### Data shown:
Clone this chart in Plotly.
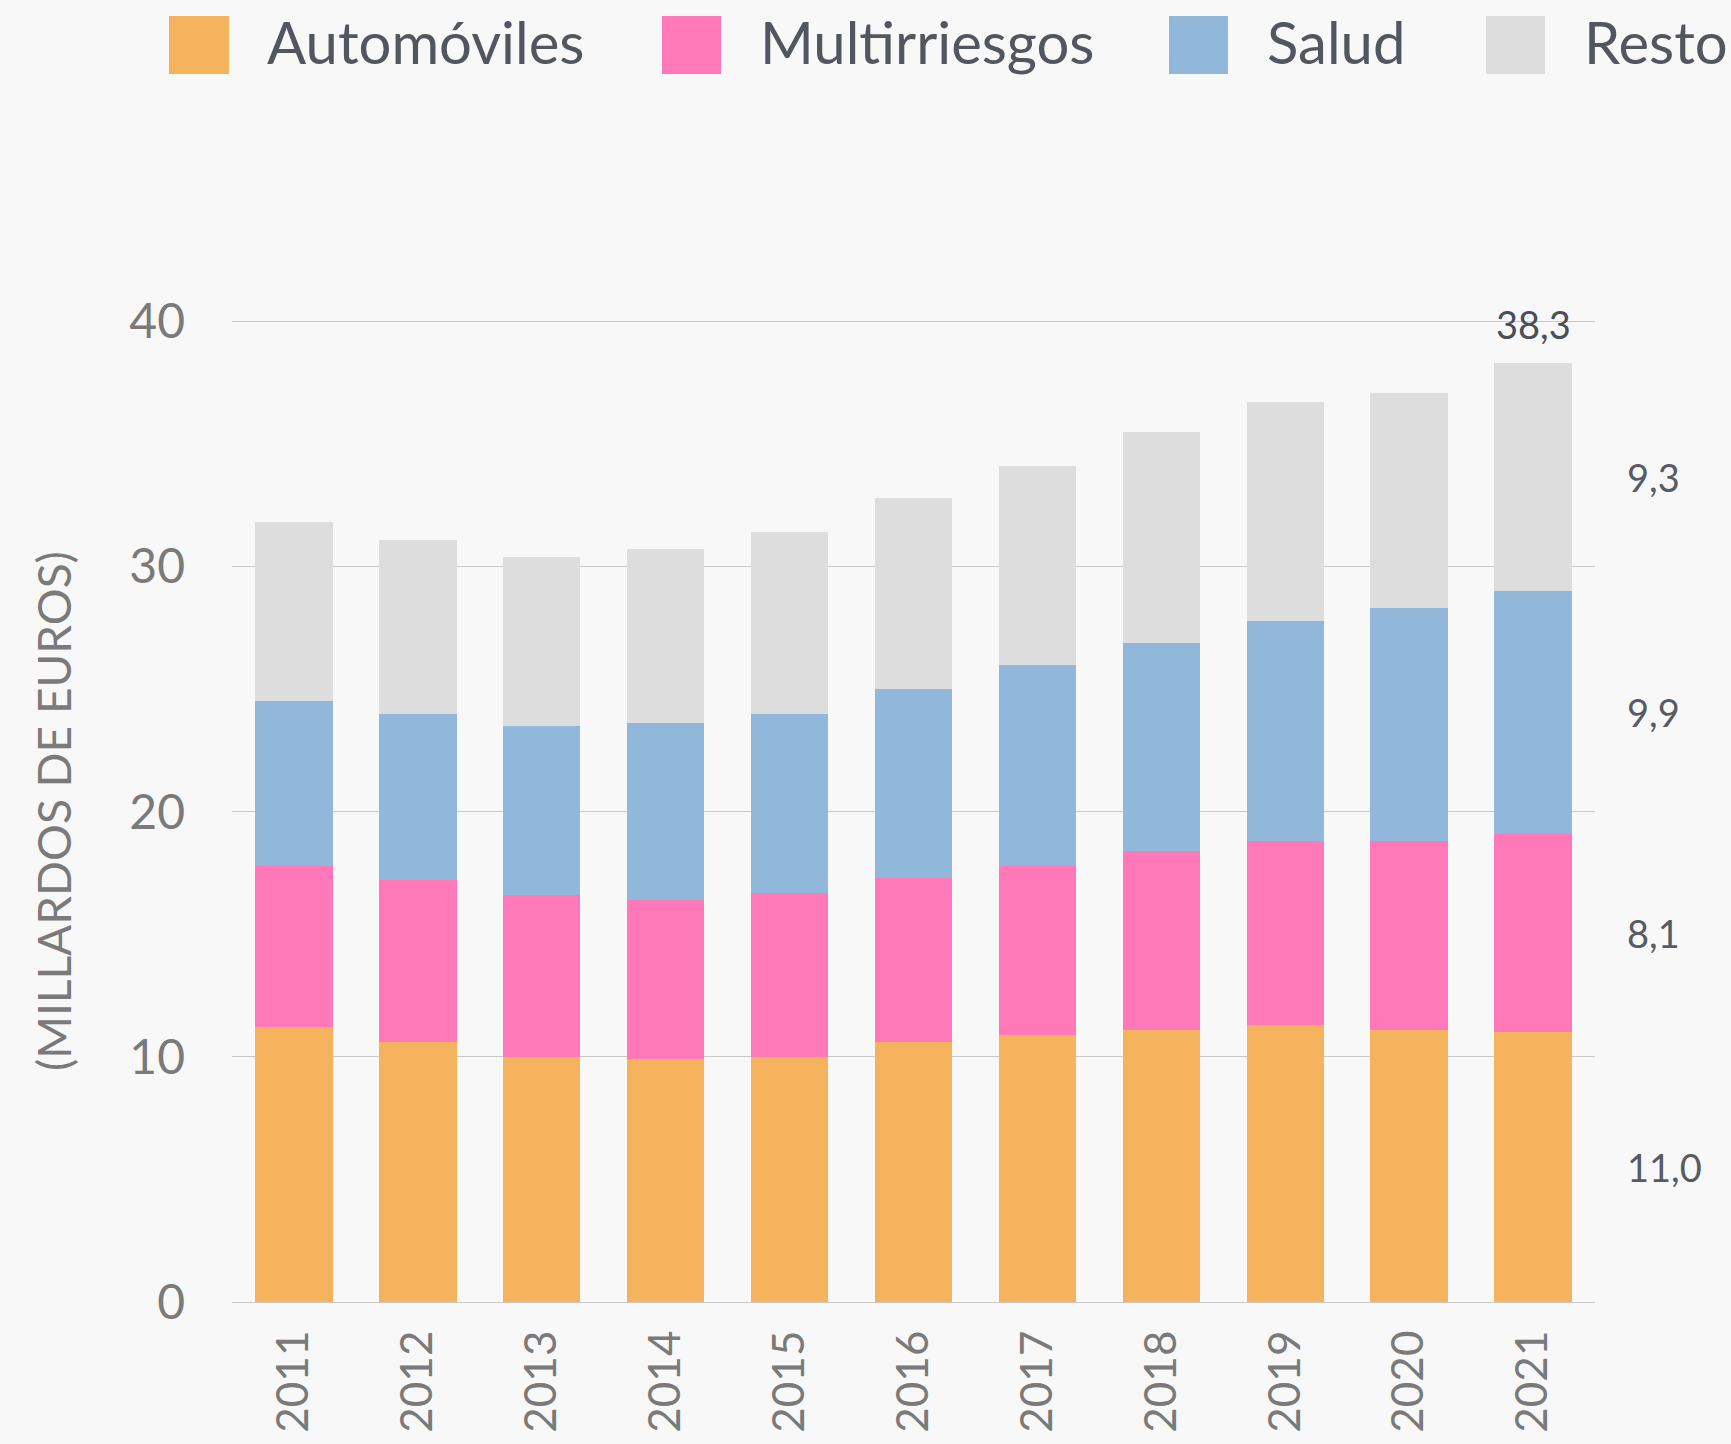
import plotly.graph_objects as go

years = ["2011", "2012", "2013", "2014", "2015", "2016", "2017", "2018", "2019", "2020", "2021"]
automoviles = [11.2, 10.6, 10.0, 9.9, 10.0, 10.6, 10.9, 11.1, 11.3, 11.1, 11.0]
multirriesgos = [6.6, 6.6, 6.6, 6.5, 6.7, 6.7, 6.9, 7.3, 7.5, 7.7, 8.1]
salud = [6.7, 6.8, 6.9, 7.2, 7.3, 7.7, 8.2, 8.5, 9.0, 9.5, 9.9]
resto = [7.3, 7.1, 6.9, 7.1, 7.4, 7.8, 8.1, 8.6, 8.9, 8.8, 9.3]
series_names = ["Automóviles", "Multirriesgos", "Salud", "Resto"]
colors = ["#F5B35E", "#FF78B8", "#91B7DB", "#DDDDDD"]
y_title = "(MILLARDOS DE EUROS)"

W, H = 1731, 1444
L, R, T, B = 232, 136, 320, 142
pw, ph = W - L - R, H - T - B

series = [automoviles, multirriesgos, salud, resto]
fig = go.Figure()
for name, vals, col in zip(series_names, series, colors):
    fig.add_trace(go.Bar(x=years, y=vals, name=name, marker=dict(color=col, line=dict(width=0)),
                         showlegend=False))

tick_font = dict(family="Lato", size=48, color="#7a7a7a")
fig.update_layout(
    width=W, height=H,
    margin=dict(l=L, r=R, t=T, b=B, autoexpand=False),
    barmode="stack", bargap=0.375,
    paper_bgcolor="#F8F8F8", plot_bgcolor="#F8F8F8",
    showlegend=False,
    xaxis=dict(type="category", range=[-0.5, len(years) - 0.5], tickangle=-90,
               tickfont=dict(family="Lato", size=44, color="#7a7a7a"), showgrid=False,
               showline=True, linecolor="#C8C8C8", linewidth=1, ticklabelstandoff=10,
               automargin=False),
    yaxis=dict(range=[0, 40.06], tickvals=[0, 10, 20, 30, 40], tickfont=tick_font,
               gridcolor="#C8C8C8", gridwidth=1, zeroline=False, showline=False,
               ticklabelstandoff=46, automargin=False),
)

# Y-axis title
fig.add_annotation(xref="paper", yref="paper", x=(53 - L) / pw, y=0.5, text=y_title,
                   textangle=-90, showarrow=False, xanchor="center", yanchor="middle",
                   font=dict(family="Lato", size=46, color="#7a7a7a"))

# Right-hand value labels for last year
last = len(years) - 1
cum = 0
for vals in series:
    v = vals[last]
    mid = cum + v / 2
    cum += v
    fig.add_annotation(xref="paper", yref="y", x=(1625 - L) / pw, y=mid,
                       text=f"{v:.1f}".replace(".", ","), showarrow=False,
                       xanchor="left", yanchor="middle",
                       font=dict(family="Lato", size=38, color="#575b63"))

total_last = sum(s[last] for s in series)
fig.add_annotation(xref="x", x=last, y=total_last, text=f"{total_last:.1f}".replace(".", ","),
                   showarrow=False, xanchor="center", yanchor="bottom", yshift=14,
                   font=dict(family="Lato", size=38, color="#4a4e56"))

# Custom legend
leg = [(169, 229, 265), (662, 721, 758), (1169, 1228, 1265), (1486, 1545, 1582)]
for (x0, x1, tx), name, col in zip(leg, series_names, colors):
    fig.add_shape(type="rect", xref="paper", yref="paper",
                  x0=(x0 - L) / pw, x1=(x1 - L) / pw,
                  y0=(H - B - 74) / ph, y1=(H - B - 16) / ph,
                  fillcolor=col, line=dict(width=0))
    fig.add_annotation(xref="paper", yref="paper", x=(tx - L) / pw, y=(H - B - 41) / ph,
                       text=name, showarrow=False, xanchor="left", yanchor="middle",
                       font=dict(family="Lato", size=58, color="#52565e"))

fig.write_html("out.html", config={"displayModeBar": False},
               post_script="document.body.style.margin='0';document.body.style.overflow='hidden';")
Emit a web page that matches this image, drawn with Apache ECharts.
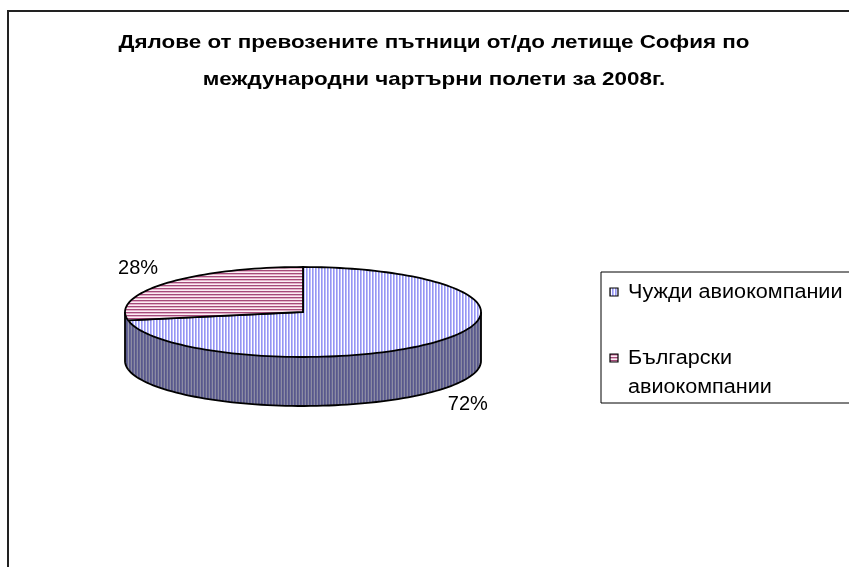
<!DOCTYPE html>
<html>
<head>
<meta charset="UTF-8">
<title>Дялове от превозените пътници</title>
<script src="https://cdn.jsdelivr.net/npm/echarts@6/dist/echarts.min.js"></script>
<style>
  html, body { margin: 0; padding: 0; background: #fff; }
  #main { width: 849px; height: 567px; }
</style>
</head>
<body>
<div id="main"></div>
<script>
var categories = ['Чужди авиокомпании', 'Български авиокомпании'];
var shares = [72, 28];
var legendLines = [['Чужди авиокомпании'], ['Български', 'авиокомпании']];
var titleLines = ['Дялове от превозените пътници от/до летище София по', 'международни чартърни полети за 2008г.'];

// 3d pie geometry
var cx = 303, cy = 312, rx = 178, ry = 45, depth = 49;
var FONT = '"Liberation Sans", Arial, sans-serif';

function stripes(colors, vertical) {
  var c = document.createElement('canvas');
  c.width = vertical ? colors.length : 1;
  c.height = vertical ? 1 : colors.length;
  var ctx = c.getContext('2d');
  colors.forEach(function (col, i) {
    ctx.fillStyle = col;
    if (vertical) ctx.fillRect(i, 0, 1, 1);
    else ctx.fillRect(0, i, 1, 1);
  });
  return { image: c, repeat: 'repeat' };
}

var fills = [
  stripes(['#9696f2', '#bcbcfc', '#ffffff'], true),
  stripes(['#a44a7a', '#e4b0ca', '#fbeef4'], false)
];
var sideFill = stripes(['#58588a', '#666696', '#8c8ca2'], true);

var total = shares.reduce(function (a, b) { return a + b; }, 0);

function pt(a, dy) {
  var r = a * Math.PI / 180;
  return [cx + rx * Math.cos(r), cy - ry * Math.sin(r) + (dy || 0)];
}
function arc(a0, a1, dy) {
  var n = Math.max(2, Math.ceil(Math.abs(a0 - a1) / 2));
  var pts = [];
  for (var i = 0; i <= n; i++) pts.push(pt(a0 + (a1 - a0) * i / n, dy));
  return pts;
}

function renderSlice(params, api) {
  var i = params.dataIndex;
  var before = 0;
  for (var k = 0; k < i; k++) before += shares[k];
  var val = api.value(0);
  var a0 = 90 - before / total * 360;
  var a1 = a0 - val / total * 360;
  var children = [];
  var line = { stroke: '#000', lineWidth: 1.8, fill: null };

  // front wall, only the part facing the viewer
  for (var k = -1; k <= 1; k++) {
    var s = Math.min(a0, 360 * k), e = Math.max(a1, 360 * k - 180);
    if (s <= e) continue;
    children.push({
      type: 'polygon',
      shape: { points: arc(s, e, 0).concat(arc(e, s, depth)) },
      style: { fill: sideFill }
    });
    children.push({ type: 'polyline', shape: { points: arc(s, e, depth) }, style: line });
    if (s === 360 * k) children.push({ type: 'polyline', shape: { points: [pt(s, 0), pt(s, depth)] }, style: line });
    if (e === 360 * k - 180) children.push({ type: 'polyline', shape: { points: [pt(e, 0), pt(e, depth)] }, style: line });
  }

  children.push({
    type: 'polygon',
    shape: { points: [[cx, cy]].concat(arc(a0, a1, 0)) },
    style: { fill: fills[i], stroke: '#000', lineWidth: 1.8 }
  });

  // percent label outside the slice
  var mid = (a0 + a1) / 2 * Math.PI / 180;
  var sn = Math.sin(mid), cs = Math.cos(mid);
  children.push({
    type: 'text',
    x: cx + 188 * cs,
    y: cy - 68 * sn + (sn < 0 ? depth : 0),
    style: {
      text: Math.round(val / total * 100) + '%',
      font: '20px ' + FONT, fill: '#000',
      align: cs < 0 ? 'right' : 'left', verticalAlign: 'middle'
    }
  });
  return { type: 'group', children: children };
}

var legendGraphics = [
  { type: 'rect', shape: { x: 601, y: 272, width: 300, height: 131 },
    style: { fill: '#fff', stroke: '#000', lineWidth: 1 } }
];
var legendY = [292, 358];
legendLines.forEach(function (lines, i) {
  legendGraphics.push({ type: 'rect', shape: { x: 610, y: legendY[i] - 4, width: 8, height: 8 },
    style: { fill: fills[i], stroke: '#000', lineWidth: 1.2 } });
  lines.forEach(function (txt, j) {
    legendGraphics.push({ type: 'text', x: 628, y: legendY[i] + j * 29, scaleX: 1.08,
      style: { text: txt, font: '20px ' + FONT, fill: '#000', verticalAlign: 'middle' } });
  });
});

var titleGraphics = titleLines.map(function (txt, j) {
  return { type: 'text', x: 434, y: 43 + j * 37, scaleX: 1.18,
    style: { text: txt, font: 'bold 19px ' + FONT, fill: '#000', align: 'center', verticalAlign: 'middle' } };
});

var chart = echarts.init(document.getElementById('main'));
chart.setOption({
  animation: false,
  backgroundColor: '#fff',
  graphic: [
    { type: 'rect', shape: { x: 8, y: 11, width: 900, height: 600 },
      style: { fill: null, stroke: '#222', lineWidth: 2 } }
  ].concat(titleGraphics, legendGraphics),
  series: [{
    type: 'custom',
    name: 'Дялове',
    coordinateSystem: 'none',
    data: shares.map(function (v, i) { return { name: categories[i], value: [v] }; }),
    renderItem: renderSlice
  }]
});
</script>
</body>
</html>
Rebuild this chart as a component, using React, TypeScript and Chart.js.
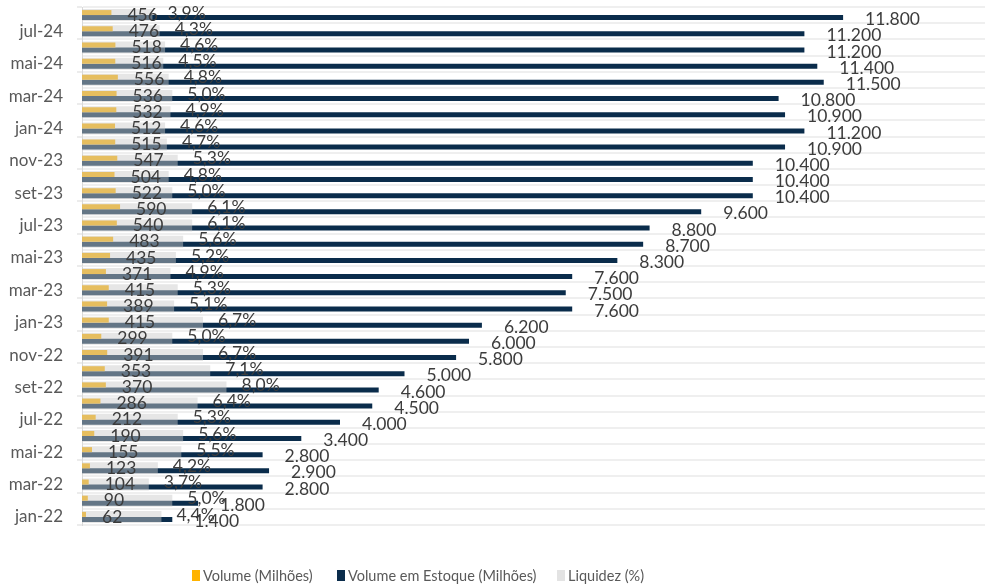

### Stated goal:
Repeat only the lines between the top of the entries above and the line containing "showlegend=False))", both ends included, without the pictures.

### Finished exercise:
Clone this chart in Plotly.
import plotly.graph_objects as go

years = ["2011", "2012", "2013", "2014", "2015", "2016", "2017", "2018", "2019", "2020", "2021"]
automoviles = [11.2, 10.6, 10.0, 9.9, 10.0, 10.6, 10.9, 11.1, 11.3, 11.1, 11.0]
multirriesgos = [6.6, 6.6, 6.6, 6.5, 6.7, 6.7, 6.9, 7.3, 7.5, 7.7, 8.1]
salud = [6.7, 6.8, 6.9, 7.2, 7.3, 7.7, 8.2, 8.5, 9.0, 9.5, 9.9]
resto = [7.3, 7.1, 6.9, 7.1, 7.4, 7.8, 8.1, 8.6, 8.9, 8.8, 9.3]
series_names = ["Automóviles", "Multirriesgos", "Salud", "Resto"]
colors = ["#F5B35E", "#FF78B8", "#91B7DB", "#DDDDDD"]
y_title = "(MILLARDOS DE EUROS)"

W, H = 1731, 1444
L, R, T, B = 232, 136, 320, 142
pw, ph = W - L - R, H - T - B

series = [automoviles, multirriesgos, salud, resto]
fig = go.Figure()
for name, vals, col in zip(series_names, series, colors):
    fig.add_trace(go.Bar(x=years, y=vals, name=name, marker=dict(color=col, line=dict(width=0)),
                         showlegend=False))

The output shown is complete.